Sunday, 13 March 2016

Melbourne Bike Share & some handy tips

 

Melbourne Bike Share is well underused but I think it is the best way to experience Melbourne as a tourist and for short commutes. 

The bike share scheme is owned by Victorian Government aiming to promote a more sustainable transportation system in Melbourne, making the city more inclusive, green, healthy, livable and enjoyable.

The sharing network is designed for short trips connecting the Melbourne Central Business District (CBD), Docklands, St Kilda and South Melbourne. With 50 stations, over 600 bicycles and a network of dedicated bike lanes, riding a bike in Melbourne is convenient, fast, safe and also cheap!  

Casual users pay as little as $3 a day or $8 a week for unlimited trips. There are no additional charges as long as each trip is less than 30 minutes. No sweat if you are a slow or leisure cyclist, who loves to enjoy the view and breeze while riding; It is only $2 extra for each trip up to 60 minutes.

Annual subscribers only pay $60 a year, and receive up to 45 minutes free each trip; a great way to commute for city dwellers trying to avoid hefty tram fares outside the free tram zone.

Best of all, helmets come with the bikes and it is safe riding in the dark as they have built in lights.


As a regular user myself here are a few handy tips:

1.  Grab a blue helmet loosely secured to the blue bike’s handle, unless you bring your own.

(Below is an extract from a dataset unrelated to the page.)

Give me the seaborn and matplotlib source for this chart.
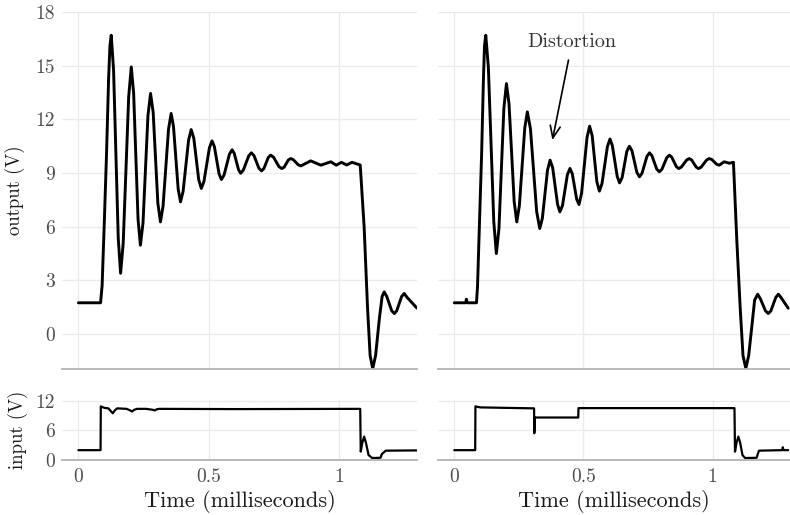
import numpy as np
import pandas as pd
import seaborn as sns
import matplotlib.pyplot as plt

# output voltage, plain step response (left)
left_out_t = [0.0, 0.085, 0.091, 0.100, 0.108, 0.116, 0.121, 0.126, 0.135, 0.153,
              0.162, 0.172, 0.193, 0.203, 0.212, 0.229, 0.238, 0.248, 0.267, 0.277,
              0.287, 0.305, 0.315, 0.325, 0.346, 0.356, 0.365, 0.383, 0.392, 0.402,
              0.423, 0.433, 0.443, 0.462, 0.472, 0.482, 0.503, 0.513, 0.522, 0.540,
              0.549, 0.559, 0.580, 0.590, 0.598, 0.615, 0.623, 0.633, 0.654, 0.664,
              0.674, 0.693, 0.703, 0.712, 0.729, 0.738, 0.749, 0.770, 0.781, 0.790,
              0.806, 0.815, 0.825, 0.844, 0.854, 0.892, 0.931, 0.969, 0.990, 1.010,
              1.030, 1.050, 1.082, 1.097, 1.110, 1.120, 1.130, 1.141, 1.155, 1.166,
              1.174, 1.184, 1.203, 1.213, 1.222, 1.241, 1.251, 1.262, 1.300]
left_out_v = [1.75, 1.75, 2.7, 6.5, 10.1, 14.3, 16.1, 16.7, 14.76, 5.34,
              3.4, 5.08, 13.25, 14.93, 13.48, 6.42, 4.97, 6.21, 12.21, 13.45,
              12.4, 7.32, 6.27, 7.15, 11.45, 12.33, 11.61, 8.11, 7.39, 7.98,
              10.84, 11.43, 10.95, 8.62, 8.14, 8.53, 10.41, 10.8, 10.48, 8.96,
              8.64, 8.88, 10.06, 10.3, 10.11, 9.18, 8.99, 9.16, 9.96, 10.13,
              9.98, 9.27, 9.12, 9.25, 9.87, 10.0, 9.89, 9.36, 9.25, 9.33,
              9.73, 9.81, 9.75, 9.46, 9.4, 9.68, 9.44, 9.63, 9.44, 9.6,
              9.45, 9.6, 9.45, 6.0, 1.5, -1.2, -1.92, -1.2, 0.8, 2.1,
              2.36, 2.1, 1.3, 1.15, 1.3, 2.1, 2.27, 2.05, 1.45]

# output voltage with the distorted input (right)
right_out_t = [0.0, 0.044, 0.047, 0.050, 0.086, 0.090, 0.098, 0.106, 0.113, 0.117,
               0.122, 0.132, 0.153, 0.163, 0.173, 0.192, 0.202, 0.212, 0.232, 0.242,
               0.252, 0.273, 0.283, 0.295, 0.319, 0.331, 0.341, 0.361, 0.371, 0.381,
               0.400, 0.409, 0.419, 0.438, 0.448, 0.457, 0.474, 0.483, 0.493, 0.514,
               0.524, 0.534, 0.552, 0.562, 0.572, 0.593, 0.603, 0.612, 0.631, 0.640,
               0.650, 0.668, 0.678, 0.688, 0.707, 0.717, 0.727, 0.746, 0.756, 0.765,
               0.784, 0.794, 0.804, 0.823, 0.833, 0.842, 0.860, 0.869, 0.879, 0.900,
               0.910, 0.919, 0.937, 0.946, 0.956, 0.977, 0.987, 0.997, 1.016, 1.026,
               1.045, 1.065, 1.081, 1.094, 1.107, 1.118, 1.129, 1.140, 1.152, 1.163,
               1.175, 1.186, 1.205, 1.216, 1.226, 1.245, 1.255, 1.265, 1.293]
right_out_v = [1.75, 1.75, 1.95, 1.75, 1.75, 2.65, 6.4, 10.1, 14.3, 16.1,
               16.7, 14.92, 6.28, 4.5, 5.89, 12.61, 14.0, 12.87, 7.4, 6.27,
               7.17, 11.52, 12.42, 11.47, 6.85, 5.9, 6.46, 9.16, 9.72, 9.3,
               7.25, 6.83, 7.18, 8.91, 9.26, 8.96, 7.54, 7.24, 7.88, 10.98,
               11.62, 11.09, 8.52, 7.99, 8.41, 10.48, 10.9, 10.54, 8.81, 8.45,
               8.75, 10.2, 10.5, 10.25, 9.04, 8.79, 8.99, 9.93, 10.13, 9.98,
               9.22, 9.07, 9.21, 9.86, 10.0, 9.89, 9.36, 9.25, 9.33, 9.73,
               9.81, 9.73, 9.33, 9.25, 9.33, 9.73, 9.81, 9.76, 9.49, 9.44,
               9.63, 9.55, 9.6, 5.25, 1.5, -1.2, -1.92, -1.2, 0.4, 1.9,
               2.23, 1.95, 1.3, 1.15, 1.3, 2.05, 2.23, 2.05, 1.45]

# input voltages
left_in_t = [0.0, 0.085, 0.086, 0.100, 0.115, 0.125, 0.132, 0.140, 0.149, 0.185,
             0.198, 0.206, 0.214, 0.225, 0.260, 0.287, 0.293, 0.300, 0.310, 0.600,
             1.082, 1.084, 1.090, 1.097, 1.104, 1.114, 1.128, 1.160, 1.165, 1.180,
             1.300]
left_in_v = [2.0, 2.0, 10.9, 10.6, 10.5, 9.9, 9.5, 10.1, 10.5, 10.4,
             10.1, 9.86, 10.2, 10.4, 10.4, 10.2, 10.07, 10.3, 10.4, 10.35,
             10.4, 1.7, 3.5, 4.76, 3.5, 1.0, 0.4, 0.45, 1.2, 1.9,
             1.95]

right_in_t = [0.0, 0.081, 0.082, 0.100, 0.200, 0.309, 0.310, 0.312, 0.480, 0.481,
              1.085, 1.087, 1.093, 1.100, 1.107, 1.116, 1.126, 1.171, 1.175, 1.180,
              1.270, 1.272, 1.275, 1.293]
right_in_v = [2.0, 2.0, 10.9, 10.7, 10.6, 10.5, 5.44, 8.64, 8.64, 10.55,
              10.55, 1.7, 3.5, 4.76, 3.5, 1.0, 0.4, 0.45, 1.2, 1.9,
              2.0, 2.6, 2.0, 2.0]

out_ticks = [0, 3, 6, 9, 12, 15, 18]
in_ticks = [0, 6, 12]
time_ticks = [0, 0.5, 1]
time_labels = ['0', '0.5', '1']

sns.set_theme(style="whitegrid")
plt.rcParams['font.family'] = ['cmr10', 'DejaVu Serif']
plt.rcParams['axes.unicode_minus'] = False

fig = plt.figure(figsize=(7.9, 5.15), dpi=100)
W, H = 790, 515

def add_axes(x0, x1, y0, y1):
    return fig.add_axes([x0 / W, 1 - y1 / H, (x1 - x0) / W, (y1 - y0) / H])

ax_lo = add_axes(62, 417, 12, 369)
ax_ro = add_axes(438, 790, 12, 369)
ax_li = add_axes(62, 417, 400, 460)
ax_ri = add_axes(438, 790, 400, 460)

def style(ax, yticks, ylim, show_y, show_x):
    ax.set_facecolor('white')
    for side in ['top', 'left', 'right']:
        ax.spines[side].set_visible(False)
    ax.spines['bottom'].set_color('#b3b3b3')
    ax.spines['bottom'].set_linewidth(1.3)
    ax.grid(True, color='#ebebeb', linewidth=1.0)
    ax.set_xlim(-0.063, 1.30)
    ax.set_ylim(*ylim)
    ax.set_yticks(yticks)
    ax.set_xticks(time_ticks)
    ax.set_xticklabels(time_labels)
    ax.tick_params(length=0, labelsize=14, labelcolor='#4d4d4d', pad=5,
                   labelleft=show_y, labelbottom=show_x)
    ax.tick_params(axis='x', pad=6)
    ax.set_xlabel('')
    ax.set_ylabel('')

series = [
    (ax_lo, left_out_t, left_out_v, 2.1),
    (ax_ro, right_out_t, right_out_v, 2.1),
    (ax_li, left_in_t, left_in_v, 1.6),
    (ax_ri, right_in_t, right_in_v, 1.6),
]
for ax, t, v, lw in series:
    df = pd.DataFrame({'t': t, 'v': v})
    sns.lineplot(data=df, x='t', y='v', ax=ax, color='black', linewidth=lw,
                 sort=False, estimator=None, solid_joinstyle='round')

style(ax_lo, out_ticks, (-1.95, 18.0), True, False)
style(ax_ro, out_ticks, (-1.95, 18.0), False, False)
style(ax_li, in_ticks, (0, 12.2), True, True)
style(ax_ri, in_ticks, (0, 12.2), False, True)

ax_lo.set_ylabel('output (V)', fontsize=13.5, color='#1a1a1a')
ax_lo.yaxis.set_label_coords(-0.104, 0.5)
ax_li.set_ylabel('input (V)', fontsize=13.5, color='#1a1a1a')
ax_li.yaxis.set_label_coords(-0.096, 0.5)
for ax in [ax_li, ax_ri]:
    ax.set_xlabel('Time (milliseconds)', fontsize=16, color='#1a1a1a')
    ax.xaxis.set_label_coords(0.5, -0.5)

ax_ro.annotate('Distortion', xy=(0.38, 10.84), xytext=(0.456, 16.3),
               ha='center', va='center', fontsize=14.5, color='#333333',
               arrowprops=dict(arrowstyle='->,head_length=0.6,head_width=0.25',
                               color='black', lw=1.2, shrinkA=4, shrinkB=0))

fig.savefig('out.png', dpi=100)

Pick the right size and adjust for comfort. The helmet hair look is worth $190, which is the penalty for riding without one. Victoria has a mandatory helmet law.

2.    Look at the available bicycles at a docking station and choose the best and newest looking (and no obvious damage) one. Some things to look out for; seats, wheel and splash cover, handle bar and pedals.

3.     Adjust seat to your hip height for best riding efficiency and comfort.

4.     To release the bicycle after keying your given pin, always lift from the seat slightly
       
5.  Have a short test ride to ensure the bicycle is fully functional. The brakes and gear change functions are not usually obvious without a test ride. If you are not happy with your choice, dock the bike and choose another. Do press the red button if you think it requires maintenance or repair.
       
6.   The bicycles may feel heavy at the handle due to the parts required for docking. So let the riders in lycra with overly priced bicycles overtake. Remember not to ride on footpath unless it has a shared use sign. 
       
7.   Use the bell to warn pedestrians especially along Swanston Street when passing tram stops. If you rather not stop behind trams as they unload passengers, pedal harder to overtake before they stop! Watch out for tram tracks to avoid wheels getting caught.  

8.   Always know the next closest docking station to your intended destination. Occasionally, you may find that your destination’s docking station is fully occupied and you might have only a few minutes left before you need to pay the extra $2.

9.  When you dock the bike at your destination, give it a slight lift and firm push and ensure the green light appears. If you decide to use the service again, you will need to wait for a few minutes for the system to register its return.

Who needs a car in the city when you can ride the little blue bikes looking like you are doing a part for the planet? Happy riding!